Whenever a company acquires finance from a specified group of persons against issuance of securities of the company, this corporate action is called private placement. The conditions and compliances relating to the private placement are discussed in section 42 of the Companies Act, 2013 read with rule 14 of the Companies (Prospectus and Allotment of Securities) Rules, 2014.

II. Key provisions relating to Private Placement

Section 42 and the above-referred Rules prescribe that private placement offers for each kind of security shall not be made to more than 200 persons in the aggregate, in one financial year. Also, the procedures like keeping subscription money in separate bank accounts till allotment and utilisation of subscription money only after filing a return of allotment in form PAS-3 are prescribed in section 42 and its Rules.

Section 42(6) states a timeline of 60 days for making allotment after receipt of money. The subsection further states that if allotment of securities is not done within the prescribed time, the money must be returned to the applicant within 15 days from the end of 60 days and if the money is not so returned, then interest must be paid on such money. Further after completion of these 15 days, the application money received will be considered as deposits accepted by the Company,

Since section 42 deals with a very crucial corporate action, the consequences of non-compliance with this section are also serious. Subsections 9 & 10 of section 42 prescribe penalties for non-compliance with any provisions of section 42 and subsection 11 states that private placement issues not made in contravention of section 42(2), i.e., if made to more than 200 persons in the aggregate, in one financial year, it shall be considered as a public issue of securities and SEBI regulations shall become applicable to such issue.

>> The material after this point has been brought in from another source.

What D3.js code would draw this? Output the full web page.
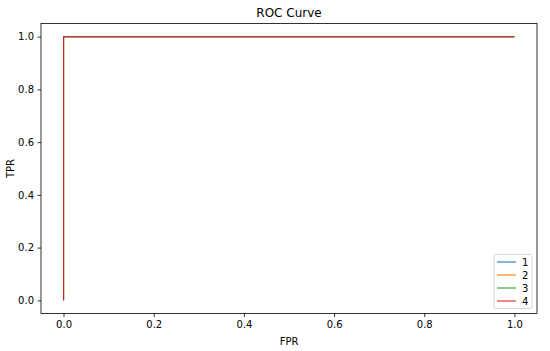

Subsection 10 of section 42 prescribes that, if the company accepts money in contravention of section 42, then the company and its directors shall be liable to a penalty that may extend a maximum of up to RS. 2 Crores and the company is required to refund all the money received against the allotment of securities.

III. Precedents

Companies doing private placement and not complying with all the applicable provisions of private placement have been facing flak from ROC. ROCs have been adjudicating this matter for a while now. Recently, a company had to face harsh consequences due to non-compliance with section 42 was seen in the latest adjudication order passed by ROC Mumbai on 1st May 2023. In this order, ROC imposed a heavy penalty on the company and ordered a refund of allotment money along with interest.